### Material provided
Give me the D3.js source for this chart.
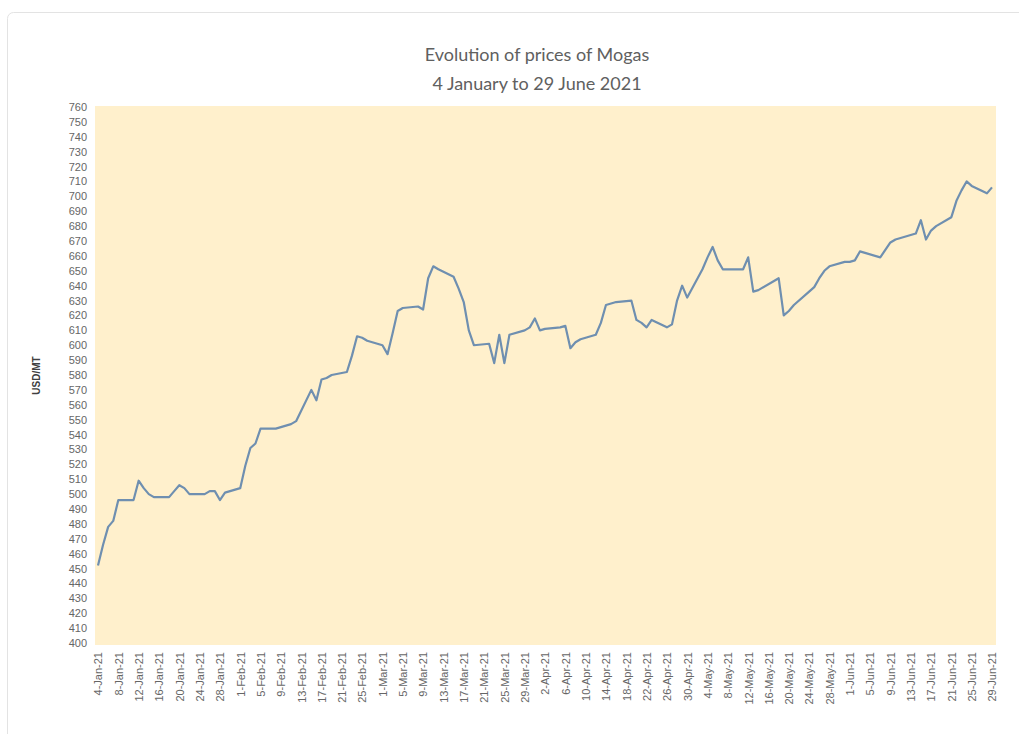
<!DOCTYPE html>
<html>
<head>
<meta charset="utf-8">
<script src="https://cdn.jsdelivr.net/npm/d3@7"></script>
<style>
  html, body { margin: 0; padding: 0; background: #ffffff; }
  svg { display: block; }
</style>
</head>
<body>
<svg id="chart" width="1019" height="734"></svg>
<script>
// ---------------- DATA ----------------
const titleLines = ["Evolution of prices of Mogas", "4 January to 29 June 2021"];
const yAxisTitle = "USD/MT";

const dates = [
  "2021-01-04","2021-01-05","2021-01-06","2021-01-07","2021-01-08",
  "2021-01-11","2021-01-12","2021-01-13","2021-01-14","2021-01-15",
  "2021-01-18","2021-01-19","2021-01-20","2021-01-21","2021-01-22",
  "2021-01-25","2021-01-26","2021-01-27","2021-01-28","2021-01-29",
  "2021-02-01","2021-02-02","2021-02-03","2021-02-04","2021-02-05",
  "2021-02-08","2021-02-09","2021-02-10","2021-02-11","2021-02-12",
  "2021-02-15","2021-02-16","2021-02-17","2021-02-18","2021-02-19",
  "2021-02-22","2021-02-23","2021-02-24","2021-02-25","2021-02-26",
  "2021-03-01","2021-03-02","2021-03-03","2021-03-04","2021-03-05",
  "2021-03-08","2021-03-09","2021-03-10","2021-03-11","2021-03-12",
  "2021-03-15","2021-03-16","2021-03-17","2021-03-18","2021-03-19",
  "2021-03-22","2021-03-23","2021-03-24","2021-03-25","2021-03-26",
  "2021-03-29","2021-03-30","2021-03-31",
  "2021-04-01","2021-04-02",
  "2021-04-05","2021-04-06","2021-04-07","2021-04-08","2021-04-09",
  "2021-04-12","2021-04-13","2021-04-14","2021-04-15","2021-04-16",
  "2021-04-19","2021-04-20","2021-04-21","2021-04-22","2021-04-23",
  "2021-04-26","2021-04-27","2021-04-28","2021-04-29","2021-04-30",
  "2021-05-03","2021-05-04","2021-05-05","2021-05-06","2021-05-07",
  "2021-05-10","2021-05-11","2021-05-12","2021-05-13","2021-05-14",
  "2021-05-17","2021-05-18","2021-05-19","2021-05-20","2021-05-21",
  "2021-05-24","2021-05-25","2021-05-26","2021-05-27","2021-05-28",
  "2021-05-31",
  "2021-06-01","2021-06-02","2021-06-03","2021-06-04",
  "2021-06-07","2021-06-08","2021-06-09","2021-06-10","2021-06-11",
  "2021-06-14","2021-06-15","2021-06-16","2021-06-17","2021-06-18",
  "2021-06-21","2021-06-22","2021-06-23","2021-06-24","2021-06-25",
  "2021-06-28","2021-06-29"
];

const prices = [
  452, 466, 478, 482, 496,
  496, 509, 504, 500, 498,
  498, 502, 506, 504, 500,
  500, 502, 502, 496, 501,
  504, 519, 531, 534, 544,
  544, 545, 546, 547, 549,
  570, 563, 577, 578, 580,
  582, 593, 606, 605, 603,
  600, 594, 608, 623, 625,
  626, 624, 645, 653, 651,
  646, 638, 629, 610, 600,
  601, 588, 607, 588, 607,
  610, 612, 618,
  610, 611,
  612, 613, 598, 602, 604,
  607, 615, 627, 628, 629,
  630, 617, 615, 612, 617,
  612, 614, 630, 640, 632,
  651, 659, 666, 657, 651,
  651, 651, 659, 636, 637,
  643, 645, 620, 623, 627,
  636, 639, 645, 650, 653,
  656,
  656, 657, 663, 662,
  659, 664, 669, 671, 672,
  675, 684, 671, 677, 680,
  686, 697, 704, 710, 707,
  702, 706
];

const xTickLabels = [
  "4-Jan-21","8-Jan-21","12-Jan-21","16-Jan-21","20-Jan-21","24-Jan-21","28-Jan-21",
  "1-Feb-21","5-Feb-21","9-Feb-21","13-Feb-21","17-Feb-21","21-Feb-21","25-Feb-21",
  "1-Mar-21","5-Mar-21","9-Mar-21","13-Mar-21","17-Mar-21","21-Mar-21","25-Mar-21","29-Mar-21",
  "2-Apr-21","6-Apr-21","10-Apr-21","14-Apr-21","18-Apr-21","22-Apr-21","26-Apr-21","30-Apr-21",
  "4-May-21","8-May-21","12-May-21","16-May-21","20-May-21","24-May-21","28-May-21",
  "1-Jun-21","5-Jun-21","9-Jun-21","13-Jun-21","17-Jun-21","21-Jun-21","25-Jun-21","29-Jun-21"
];

const yMin = 400, yMax = 760, yStep = 10;

// ---------------- LAYOUT ----------------
const svg = d3.select("#chart");
const W = 1019, H = 734;
const plot = { left: 95, right: 996, top: 106, bottom: 645 };
const xPad = 3;

const parseISO = d3.timeParse("%Y-%m-%d");
const parseTick = d3.timeParse("%d-%b-%y");
const fmtTick = d3.timeFormat("%-d-%b-%y");

const data = dates.map((d, i) => ({ date: parseISO(d), value: prices[i] }));
const tickDates = xTickLabels.map(parseTick);

const x = d3.scaleTime()
  .domain([tickDates[0], tickDates[tickDates.length - 1]])
  .range([plot.left + xPad, plot.right - 4]);

const y = d3.scaleLinear()
  .domain([yMin, yMax])
  .range([plot.bottom - 2, plot.top + 1]);

const textColor = "#595959";
const font = "'Liberation Sans Narrow', 'Arial Narrow', 'Liberation Sans', sans-serif";

// outer chart frame
svg.append("rect")
  .attr("x", 7.5).attr("y", 12.5)
  .attr("width", W + 20).attr("height", H + 20)
  .attr("rx", 6)
  .attr("fill", "#ffffff")
  .attr("stroke", "#e3e3e3");

// plot background
svg.append("rect")
  .attr("x", plot.left).attr("y", plot.top)
  .attr("width", plot.right - plot.left)
  .attr("height", plot.bottom - plot.top)
  .attr("fill", "#FFF0CC");

// title
const title = svg.append("text")
  .attr("text-anchor", "middle")
  .attr("font-family", "Lato, 'Open Sans', sans-serif")
  .attr("font-size", 18)
  .attr("fill", "#606060");
title.selectAll("tspan").data(titleLines).join("tspan")
  .attr("x", 537)
  .attr("y", (d, i) => 61 + i * 29)
  .text(d => d);

// y axis
const yTicks = d3.range(yMin, yMax + 1, yStep);
const yAxis = d3.axisLeft(y).tickValues(yTicks).tickSize(0).tickPadding(0).tickFormat(d3.format("d"));
const gy = svg.append("g")
  .attr("transform", `translate(${plot.left - 8},0)`)
  .call(yAxis);
gy.select(".domain").remove();
gy.selectAll("text")
  .attr("font-family", font)
  .attr("font-size", 11)
  .attr("fill", "#666666");

// y axis title
svg.append("text")
  .attr("transform", `translate(40,${(plot.top + plot.bottom) / 2}) rotate(-90)`)
  .attr("text-anchor", "middle")
  .attr("font-family", "'Liberation Sans', Arial, sans-serif")
  .attr("font-weight", "bold")
  .attr("font-size", 10)
  .attr("fill", "#404040")
  .text(yAxisTitle);

// x axis
const xAxis = d3.axisBottom(x).tickValues(tickDates).tickSize(0).tickPadding(0).tickFormat(fmtTick);
const gx = svg.append("g")
  .attr("transform", `translate(0,${plot.bottom + 7})`)
  .call(xAxis);
gx.select(".domain").remove();
gx.selectAll("text")
  .attr("font-family", font)
  .attr("font-size", 11)
  .attr("fill", "#666666")
  .attr("text-anchor", "end")
  .attr("dy", "0.35em")
  .attr("transform", "rotate(-90)")
  .attr("x", 0).attr("y", 0);

// line
const line = d3.line()
  .x(d => x(d.date))
  .y(d => y(d.value));

svg.append("path")
  .datum(data)
  .attr("fill", "none")
  .attr("stroke", "#6F8FB0")
  .attr("stroke-width", 2.2)
  .attr("stroke-linejoin", "round")
  .attr("d", line);
</script>
</body>
</html>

### Problem description
Pick out the lines containing the string "chart" and show them.

### Solution for this problem
Give me the D3.js source for this chart.
<svg id="chart" width="1019" height="734"></svg>
const svg = d3.select("#chart");
// outer chart frame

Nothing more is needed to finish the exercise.